Exercise requirements: Copy out the data exactly, leaving the pictures behind.
--------
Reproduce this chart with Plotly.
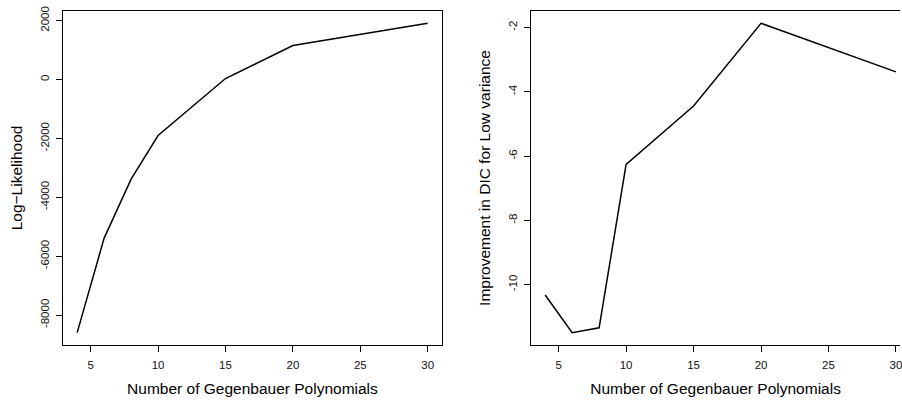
import plotly.graph_objects as go

# Data
n_poly = [4, 6, 8, 10, 15, 20, 30]
log_lik = [-8595, -5385, -3385, -1900, 34, 1153, 1910]
dic_improve = [-10.32, -11.49, -11.34, -6.26, -4.44, -1.87, -3.38]

x_ticks = [5, 10, 15, 20, 25, 30]
y1_ticks = [-8000, -6000, -4000, -2000, 0, 2000]
y2_ticks = [-10, -8, -6, -4, -2]

W, H = 902, 401
FONT = "Liberation Sans, Arial, Helvetica, sans-serif"
TICK_SIZE = 11.5
TITLE_SIZE = 15.5

fig = go.Figure()
fig.add_trace(go.Scatter(x=n_poly, y=log_lik, mode="lines",
                         line=dict(color="black", width=1.5),
                         xaxis="x", yaxis="y", showlegend=False))
fig.add_trace(go.Scatter(x=n_poly, y=dic_improve, mode="lines",
                         line=dict(color="black", width=1.5),
                         xaxis="x2", yaxis="y2", showlegend=False))

def xax(domain, rng, anchor):
    return dict(domain=domain, range=rng, tickvals=x_ticks, anchor=anchor,
                ticktext=[str(t) for t in x_ticks],
                ticks="outside", ticklen=6, tickwidth=1, tickcolor="black",
                showline=True, linecolor="black", linewidth=1, mirror=True,
                showgrid=False, zeroline=False,
                tickfont=dict(family=FONT, size=TICK_SIZE, color="#111"),
                title=dict(text="Number of Gegenbauer Polynomials",
                           font=dict(family=FONT, size=TITLE_SIZE, color="black"),
                           standoff=13),
                ticklabelstandoff=3, ticklabeloverflow="allow")

def yax(domain, rng, ticks, anchor, mirror, title):
    return dict(domain=domain, range=rng, tickvals=ticks,
                ticktext=[str(t) for t in ticks], tickangle=-90,
                ticks="outside", ticklen=6, tickwidth=1, tickcolor="black",
                showline=True, linecolor="black", linewidth=1, mirror=mirror,
                showgrid=False, zeroline=False, anchor=anchor,
                tickfont=dict(family=FONT, size=TICK_SIZE, color="#111"),
                title=dict(text=title, font=dict(family=FONT, size=TITLE_SIZE, color="black"),
                           standoff=12),
                ticklabelstandoff=3, ticklabeloverflow="allow")

ydom = [56.7 / H, 1 - 6 / H]
fig.update_layout(
    width=W, height=H,
    margin=dict(l=0, r=0, t=0, b=0),
    paper_bgcolor="white", plot_bgcolor="white",
    xaxis=xax([63.3 / W, 442.7 / W], [2.96, 31.04], "y"),
    yaxis=yax(ydom, [-9015, 2330], y1_ticks, "x", True, "Log\u2212Likelihood"),
    xaxis2=xax([532.3 / W, 1.0], [2.96, 30.30], "y2"),
    yaxis2=yax(ydom, [-11.875, -1.485], y2_ticks, "x2", False,
               "Improvement in DIC for Low variance"),
)

fig.write_html("out.html")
--------
Exercise result:
Reproduce this chart with Plotly.
import plotly.graph_objects as go

# Data
n_poly = [4, 6, 8, 10, 15, 20, 30]
log_lik = [-8595, -5385, -3385, -1900, 34, 1153, 1910]
dic_improve = [-10.32, -11.49, -11.34, -6.26, -4.44, -1.87, -3.38]

x_ticks = [5, 10, 15, 20, 25, 30]
y1_ticks = [-8000, -6000, -4000, -2000, 0, 2000]
y2_ticks = [-10, -8, -6, -4, -2]

W, H = 902, 401
FONT = "Liberation Sans, Arial, Helvetica, sans-serif"
TICK_SIZE = 11.5
TITLE_SIZE = 15.5

fig = go.Figure()
fig.add_trace(go.Scatter(x=n_poly, y=log_lik, mode="lines",
                         line=dict(color="black", width=1.5),
                         xaxis="x", yaxis="y", showlegend=False))
fig.add_trace(go.Scatter(x=n_poly, y=dic_improve, mode="lines",
                         line=dict(color="black", width=1.5),
                         xaxis="x2", yaxis="y2", showlegend=False))

def xax(domain, rng, anchor):
    return dict(domain=domain, range=rng, tickvals=x_ticks, anchor=anchor,
                ticktext=[str(t) for t in x_ticks],
                ticks="outside", ticklen=6, tickwidth=1, tickcolor="black",
                showline=True, linecolor="black", linewidth=1, mirror=True,
                showgrid=False, zeroline=False,
                tickfont=dict(family=FONT, size=TICK_SIZE, color="#111"),
                title=dict(text="Number of Gegenbauer Polynomials",
                           font=dict(family=FONT, size=TITLE_SIZE, color="black"),
                           standoff=13),
                ticklabelstandoff=3, ticklabeloverflow="allow")

def yax(domain, rng, ticks, anchor, mirror, title):
    return dict(domain=domain, range=rng, tickvals=ticks,
                ticktext=[str(t) for t in ticks], tickangle=-90,
                ticks="outside", ticklen=6, tickwidth=1, tickcolor="black",
                showline=True, linecolor="black", linewidth=1, mirror=mirror,
                showgrid=False, zeroline=False, anchor=anchor,
                tickfont=dict(family=FONT, size=TICK_SIZE, color="#111"),
                title=dict(text=title, font=dict(family=FONT, size=TITLE_SIZE, color="black"),
                           standoff=12),
                ticklabelstandoff=3, ticklabeloverflow="allow")

ydom = [56.7 / H, 1 - 6 / H]
fig.update_layout(
    width=W, height=H,
    margin=dict(l=0, r=0, t=0, b=0),
    paper_bgcolor="white", plot_bgcolor="white",
    xaxis=xax([63.3 / W, 442.7 / W], [2.96, 31.04], "y"),
    yaxis=yax(ydom, [-9015, 2330], y1_ticks, "x", True, "Log\u2212Likelihood"),
    xaxis2=xax([532.3 / W, 1.0], [2.96, 30.30], "y2"),
    yaxis2=yax(ydom, [-11.875, -1.485], y2_ticks, "x2", False,
               "Improvement in DIC for Low variance"),
)

fig.write_html("out.html")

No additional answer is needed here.